Could the discovery of a second, albeit smaller asteroid impact site mean a rethink about how the dinosaurs died-off? Were there, in fact, more than two asteroids—or even a cluster that all struck Earth and whose craters have not yet been discovered?

“It would have generated a tsunami over 3,000 feet high, as well as an earthquake of more than magnitude 6.5,” said Veronica Bray, a research scientist in the University of Arizona Lunar and Planetary Laboratory, and second author on the paper. “Although it is a lot smaller than the global cataclysm of the Chicxulub impact, Nadir will have contributed significantly to the local devastation.”

The impact may also have released substantial quantities of greenhouse gases from shallow buried black shale deposits at the impact site, according to the scientists.

Despite asteroids striking Earth for its entire existence only 200 impact craters have so far been have been discovered, fewer than 20 of them on or under the seabed. At Nadir Crater the researchers discovered an elevated rim above a terraced crater floor, a pronounced central uplift and extensive subsurface deformation—all tell-tale signs of san impact crater.

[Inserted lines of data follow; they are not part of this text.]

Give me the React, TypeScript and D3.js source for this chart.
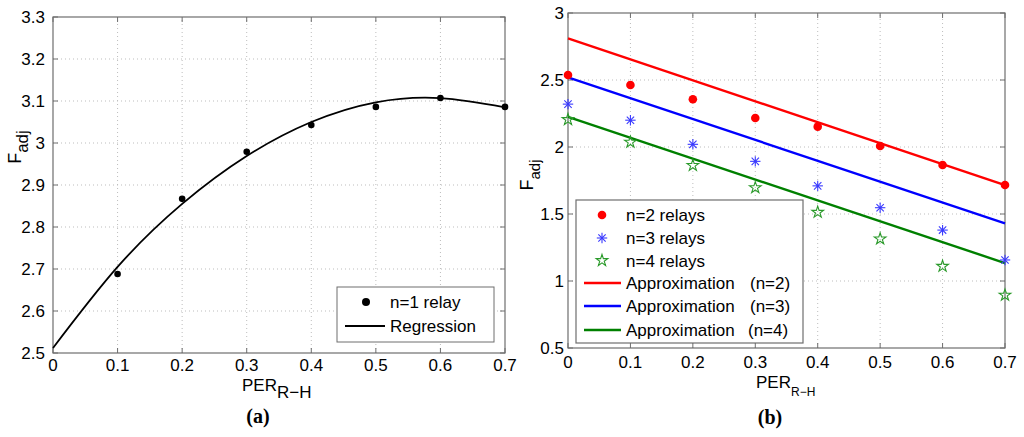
import React from "react";
import * as d3 from "d3";

// ---------- Data ----------
// Panel (a)
const perA = [0.1, 0.2, 0.3, 0.4, 0.5, 0.6, 0.7];
const fadjN1 = [2.688, 2.867, 2.979, 3.043, 3.086, 3.107, 3.086];
const regX = [0, 0.1, 0.2, 0.3, 0.4, 0.5, 0.6, 0.7];
const regY = [2.512, 2.705, 2.855, 2.969, 3.05, 3.097, 3.107, 3.085];
const xTicksA = [0, 0.1, 0.2, 0.3, 0.4, 0.5, 0.6, 0.7];
const xTickLabelsA = ["0", "0.1", "0.2", "0.3", "0.4", "0.5", "0.6", "0.7"];
const yTicksA = [2.5, 2.6, 2.7, 2.8, 2.9, 3.0, 3.1, 3.2, 3.3];
const yTickLabelsA = ["2.5", "2.6", "2.7", "2.8", "2.9", "3", "3.1", "3.2", "3.3"];

// Panel (b)
const perB = [0, 0.1, 0.2, 0.3, 0.4, 0.5, 0.6, 0.7];
const fadjN2 = [2.537, 2.463, 2.356, 2.216, 2.152, 2.007, 1.866, 1.716];
const fadjN3 = [2.32, 2.2, 2.02, 1.893, 1.71, 1.547, 1.38, 1.157];
const fadjN4 = [2.209, 2.04, 1.866, 1.7, 1.517, 1.318, 1.114, 0.898];
const approxX = [0, 0.7];
const approxN2 = [2.81, 1.716];
const approxN3 = [2.52, 1.43];
const approxN4 = [2.224, 1.134];
const xTicksB = [0, 0.1, 0.2, 0.3, 0.4, 0.5, 0.6, 0.7];
const xTickLabelsB = ["0", "0.1", "0.2", "0.3", "0.4", "0.5", "0.6", "0.7"];
const yTicksB = [0.5, 1, 1.5, 2, 2.5, 3];
const yTickLabelsB = ["0.5", "1", "1.5", "2", "2.5", "3"];

const FONT = "'Liberation Sans', Arial, Helvetica, sans-serif";
const SERIF = "'Liberation Serif', 'Times New Roman', serif";
const AXIS = "#6e6e6e";
const GRID = "#bdbdbd";
const RED = "#ff0000";
const BLUE = "#0000ff";
const GREEN = "#008000";
const BLUE_M = "#3a3aff";
const GREEN_M = "#2a9a2a";

type Scale = d3.ScaleLinear<number, number>;

function Frame({ x, y, xt, xl, yt, yl, tickFs, xLabBase, yLabRight }: {
  x: Scale; y: Scale; xt: number[]; xl: string[]; yt: number[]; yl: string[];
  tickFs: number; xLabBase: number; yLabRight: number;
}) {
  const [x0, x1] = x.range();
  const [y0, y1] = y.range(); // y0 bottom, y1 top
  const tl = 5;
  return (
    <g>
      {xt.slice(1, -1).map((t, i) => (
        <line key={"gx" + i} x1={x(t)} x2={x(t)} y1={y0} y2={y1} stroke={GRID} strokeWidth={1} strokeDasharray="1,3" />
      ))}
      {yt.slice(1, -1).map((t, i) => (
        <line key={"gy" + i} x1={x0} x2={x1} y1={y(t)} y2={y(t)} stroke={GRID} strokeWidth={1} strokeDasharray="1,3" />
      ))}
      {xt.map((t, i) => (
        <g key={"tx" + i}>
          <line x1={x(t)} x2={x(t)} y1={y0} y2={y0 - tl} stroke={AXIS} />
          <line x1={x(t)} x2={x(t)} y1={y1} y2={y1 + tl} stroke={AXIS} />
          <text x={x(t)} y={xLabBase} textAnchor="middle" fontFamily={FONT} fontSize={tickFs} fill="#000">{xl[i]}</text>
        </g>
      ))}
      {yt.map((t, i) => (
        <g key={"ty" + i}>
          <line x1={x0} x2={x0 + tl} y1={y(t)} y2={y(t)} stroke={AXIS} />
          <line x1={x1} x2={x1 - tl} y1={y(t)} y2={y(t)} stroke={AXIS} />
          <text x={yLabRight} y={y(t) + 6} textAnchor="end" fontFamily={FONT} fontSize={tickFs} fill="#000">{yl[i]}</text>
        </g>
      ))}
      <rect x={x0} y={y1} width={x1 - x0} height={y0 - y1} fill="none" stroke={AXIS} strokeWidth={1.2} />
    </g>
  );
}

function Asterisk({ cx, cy, r, color }: { cx: number; cy: number; r: number; color: string }) {
  const d = r * Math.SQRT1_2;
  return (
    <g stroke={color} strokeWidth={1.1}>
      <line x1={cx - r} x2={cx + r} y1={cy} y2={cy} />
      <line x1={cx} x2={cx} y1={cy - r} y2={cy + r} />
      <line x1={cx - d} x2={cx + d} y1={cy - d} y2={cy + d} />
      <line x1={cx - d} x2={cx + d} y1={cy + d} y2={cy - d} />
      <circle cx={cx} cy={cy} r={1.2} fill={color} stroke="none" />
    </g>
  );
}

const starPath = d3.symbol(d3.symbolStar, 42)() as string;

function Star({ cx, cy, color }: { cx: number; cy: number; color: string }) {
  return <path d={starPath} transform={`translate(${cx},${cy + 0.5})`} fill="none" stroke={color} strokeWidth={1.1} />;
}

export default function App() {
  // Panel (a) scales
  const xA = d3.scaleLinear().domain([0, 0.7]).range([53, 505]);
  const yA = d3.scaleLinear().domain([2.5, 3.3]).range([353, 17]);
  // Panel (b) scales
  const xB = d3.scaleLinear().domain([0, 0.7]).range([568, 1005]);
  const yB = d3.scaleLinear().domain([0.5, 3]).range([348, 13]);

  const regLine = d3.line<number>().x((_, i) => xA(regX[i])).y((v) => yA(v)).curve(d3.curveNatural);
  const apLine = (arr: number[]) => d3.line<number>().x((_, i) => xB(approxX[i])).y((v) => yB(v))(arr) as string;

  return (
    <svg width={1024} height={437} style={{ position: "absolute", left: 0, top: 0, background: "#fff" }}>
      <rect x={0} y={0} width={1024} height={437} fill="#fff" />

      {/* ---------- Panel (a) ---------- */}
      <Frame x={xA} y={yA} xt={xTicksA} xl={xTickLabelsA} yt={yTicksA} yl={yTickLabelsA} tickFs={17} xLabBase={371} yLabRight={45} />
      <path d={regLine(regY) as string} fill="none" stroke="#000" strokeWidth={1.8} />
      {perA.map((p, i) => (
        <circle key={"a" + i} cx={xA(p)} cy={yA(fadjN1[i])} r={3.3} fill="#000" />
      ))}
      <text x={242} y={391} fontFamily={FONT} fontSize={17}>PER<tspan dy={7} fontSize={17}>R−H</tspan></text>
      <text transform="translate(21,147) rotate(-90)" textAnchor="middle" fontFamily={FONT} fontSize={18}>F<tspan dy={7} fontSize={17}>adj</tspan></text>
      {/* legend (a) */}
      <rect x={337} y={287} width={157} height={55} fill="#fff" stroke={AXIS} strokeWidth={1} />
      <circle cx={366} cy={302} r={4} fill="#000" />
      <text x={390} y={308} fontFamily={FONT} fontSize={17}>n=1 relay</text>
      <line x1={345} x2={385} y1={326} y2={326} stroke="#000" strokeWidth={2} />
      <text x={390} y={332} fontFamily={FONT} fontSize={17}>Regression</text>
      <text x={258} y={423} textAnchor="middle" fontFamily={SERIF} fontWeight="bold" fontSize={20}>(a)</text>

      {/* ---------- Panel (b) ---------- */}
      <Frame x={xB} y={yB} xt={xTicksB} xl={xTickLabelsB} yt={yTicksB} yl={yTickLabelsB} tickFs={17} xLabBase={368} yLabRight={564} />
      <path d={apLine(approxN2)} fill="none" stroke={RED} strokeWidth={2.4} />
      <path d={apLine(approxN3)} fill="none" stroke={BLUE} strokeWidth={2.4} />
      <path d={apLine(approxN4)} fill="none" stroke={GREEN} strokeWidth={2.4} />
      {perB.map((p, i) => (
        <circle key={"r" + i} cx={xB(p)} cy={yB(fadjN2[i])} r={4.3} fill={RED} />
      ))}
      {perB.map((p, i) => (
        <Asterisk key={"b" + i} cx={xB(p)} cy={yB(fadjN3[i])} r={5.2} color={BLUE_M} />
      ))}
      {perB.map((p, i) => (
        <Star key={"g" + i} cx={xB(p)} cy={yB(fadjN4[i])} color={GREEN_M} />
      ))}
      <text x={756} y={388} fontFamily={FONT} fontSize={17}>PER<tspan dy={8} fontSize={12}>R−H</tspan></text>
      <text transform="translate(533,175) rotate(-90)" textAnchor="middle" fontFamily={FONT} fontSize={18}>F<tspan dy={7} fontSize={15}>adj</tspan></text>
      {/* legend (b) */}
      <rect x={576} y={200} width={227} height={143} fill="#fff" stroke={AXIS} strokeWidth={1.2} />
      <circle cx={602} cy={215} r={4.3} fill={RED} />
      <text x={626} y={221} fontFamily={FONT} fontSize={17}>n=2 relays</text>
      <Asterisk cx={602} cy={238} r={5.2} color={BLUE_M} />
      <text x={626} y={244} fontFamily={FONT} fontSize={17}>n=3 relays</text>
      <Star cx={602} cy={260} color={GREEN_M} />
      <text x={626} y={267} fontFamily={FONT} fontSize={17}>n=4 relays</text>
      <line x1={584} x2={621} y1={283} y2={283} stroke={RED} strokeWidth={2.4} />
      <text x={626} y={289} fontFamily={FONT} fontSize={17}>Approximation</text>
      <text x={750} y={289} fontFamily={FONT} fontSize={17}>(n=2)</text>
      <line x1={584} x2={621} y1={306} y2={306} stroke={BLUE} strokeWidth={2.4} />
      <text x={626} y={312} fontFamily={FONT} fontSize={17}>Approximation</text>
      <text x={750} y={312} fontFamily={FONT} fontSize={17}>(n=3)</text>
      <line x1={584} x2={621} y1={330} y2={330} stroke={GREEN} strokeWidth={2.4} />
      <text x={626} y={336} fontFamily={FONT} fontSize={17}>Approximation</text>
      <text x={748} y={336} fontFamily={FONT} fontSize={17}>(n=4)</text>
      <text x={770} y={424} textAnchor="middle" fontFamily={SERIF} fontWeight="bold" fontSize={20}>(b)</text>
    </svg>
  );
}
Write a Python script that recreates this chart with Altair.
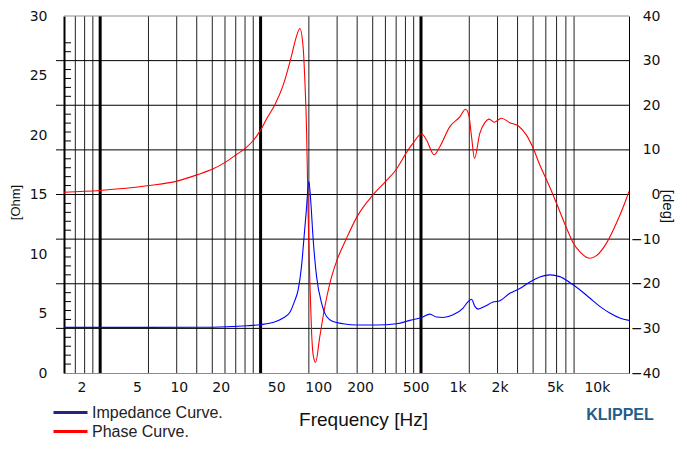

As to where the asteroid that caused the Nadir Crater may have come from, the authors present four hypothesis:

  • It’s not related to the Chicxulub asteroid.
  • It broke-off the main Chicxulub asteroid.
  • The Chicxulub asteroid was a binary asteroid.
  • The Chicxulub asteroid and the “Nadir asteroids” were part of a cluster of asteroids that struck Earth.

If the latter then there could be more Chicxulub “siblings” to discover.

“The Nadir Crater is an incredibly exciting discovery of a second impact close in time to the Cretaceous–Paleogene extinction,” said study co-author Sean Gulick, an impact expert at the University of Texas at Austin. “While much smaller than the extinction causing Chicxulub impactor, its very existence requires us to investigate the possibility of an impact cluster in the latest Cretaceous.”

The researchers now want to drill into the seabed to both confirm that Nadir Crater is an asteroid impact crater and to test its precise age.

Despite the new possibility of two impacts in a relatively short period of time in the Cretaceous Period the chances of another similar impact in the modern era is unlikely. Scientists rate the frequency of an an impact by an asteroid over six miles/10 kilometers in size are rare and happen only about once every 250 to 500 million years.

Wishing you clear skies and wide eyes.